*PROBLEM:*
Reply with one number: the count of lines in the data that hold the string "this".

*DATA FOR PROCESSING:*
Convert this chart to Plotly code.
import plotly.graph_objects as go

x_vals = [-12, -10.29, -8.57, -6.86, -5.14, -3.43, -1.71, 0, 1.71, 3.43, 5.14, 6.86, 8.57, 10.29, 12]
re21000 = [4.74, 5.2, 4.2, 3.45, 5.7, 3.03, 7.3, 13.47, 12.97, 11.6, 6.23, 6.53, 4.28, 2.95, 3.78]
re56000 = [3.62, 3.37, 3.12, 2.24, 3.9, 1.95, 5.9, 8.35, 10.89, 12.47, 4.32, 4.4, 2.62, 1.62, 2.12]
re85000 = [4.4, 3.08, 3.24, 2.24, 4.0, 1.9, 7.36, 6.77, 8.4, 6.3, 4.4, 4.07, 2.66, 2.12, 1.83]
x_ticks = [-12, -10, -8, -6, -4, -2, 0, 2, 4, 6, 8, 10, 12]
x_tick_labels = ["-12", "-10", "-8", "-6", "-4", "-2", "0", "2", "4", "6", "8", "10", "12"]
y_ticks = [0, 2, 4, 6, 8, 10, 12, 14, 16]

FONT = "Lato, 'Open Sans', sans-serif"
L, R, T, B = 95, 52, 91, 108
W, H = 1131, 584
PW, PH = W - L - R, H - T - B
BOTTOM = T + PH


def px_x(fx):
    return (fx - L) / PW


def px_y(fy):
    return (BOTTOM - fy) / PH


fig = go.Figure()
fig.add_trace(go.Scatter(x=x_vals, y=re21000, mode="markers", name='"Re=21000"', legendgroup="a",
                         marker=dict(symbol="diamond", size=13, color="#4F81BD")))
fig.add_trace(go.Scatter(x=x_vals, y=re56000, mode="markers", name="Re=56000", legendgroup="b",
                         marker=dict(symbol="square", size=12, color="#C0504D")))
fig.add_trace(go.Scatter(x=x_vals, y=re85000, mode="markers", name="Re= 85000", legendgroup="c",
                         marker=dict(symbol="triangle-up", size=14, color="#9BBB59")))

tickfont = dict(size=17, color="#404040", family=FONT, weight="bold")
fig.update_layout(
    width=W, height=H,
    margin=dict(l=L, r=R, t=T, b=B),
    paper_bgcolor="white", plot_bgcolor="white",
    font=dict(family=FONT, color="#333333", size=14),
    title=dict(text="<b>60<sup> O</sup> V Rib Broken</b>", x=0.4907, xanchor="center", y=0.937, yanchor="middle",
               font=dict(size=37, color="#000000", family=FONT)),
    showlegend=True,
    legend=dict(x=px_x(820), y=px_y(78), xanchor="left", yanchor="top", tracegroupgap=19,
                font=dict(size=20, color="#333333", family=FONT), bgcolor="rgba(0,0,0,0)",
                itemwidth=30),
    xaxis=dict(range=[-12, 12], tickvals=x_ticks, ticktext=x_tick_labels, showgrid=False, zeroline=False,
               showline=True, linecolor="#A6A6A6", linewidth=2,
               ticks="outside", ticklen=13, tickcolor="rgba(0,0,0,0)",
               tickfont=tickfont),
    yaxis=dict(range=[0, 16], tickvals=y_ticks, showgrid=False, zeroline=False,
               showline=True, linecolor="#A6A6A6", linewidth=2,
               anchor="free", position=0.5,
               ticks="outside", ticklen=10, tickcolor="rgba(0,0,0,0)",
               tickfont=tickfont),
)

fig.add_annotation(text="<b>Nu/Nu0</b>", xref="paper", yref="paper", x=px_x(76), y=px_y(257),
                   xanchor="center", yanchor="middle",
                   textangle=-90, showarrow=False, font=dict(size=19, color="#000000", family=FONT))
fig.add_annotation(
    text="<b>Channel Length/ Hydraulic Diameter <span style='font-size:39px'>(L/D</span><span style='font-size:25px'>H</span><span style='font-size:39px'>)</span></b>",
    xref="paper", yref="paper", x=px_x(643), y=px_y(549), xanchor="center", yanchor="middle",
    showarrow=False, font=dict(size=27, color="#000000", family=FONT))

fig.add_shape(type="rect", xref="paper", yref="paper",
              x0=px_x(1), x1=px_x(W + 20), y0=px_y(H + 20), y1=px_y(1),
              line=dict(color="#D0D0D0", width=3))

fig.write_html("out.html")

...

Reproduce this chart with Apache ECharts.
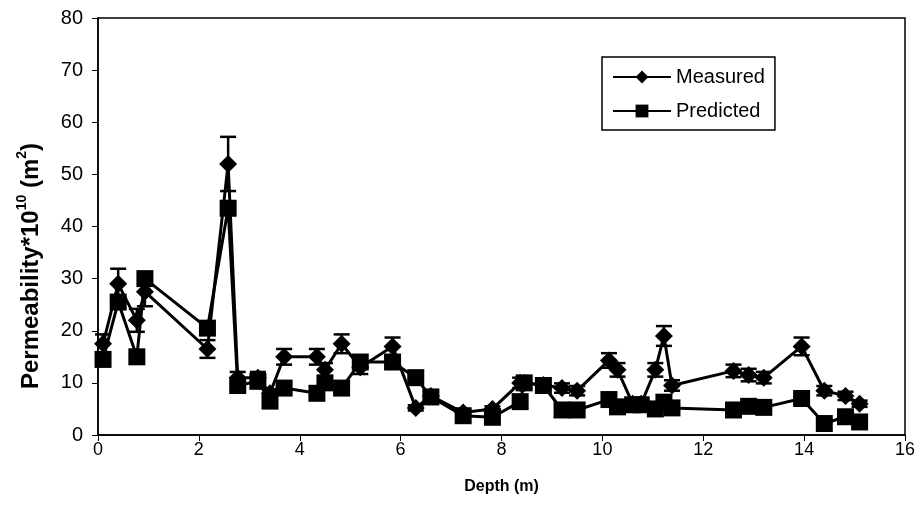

*THE REPLY:*
2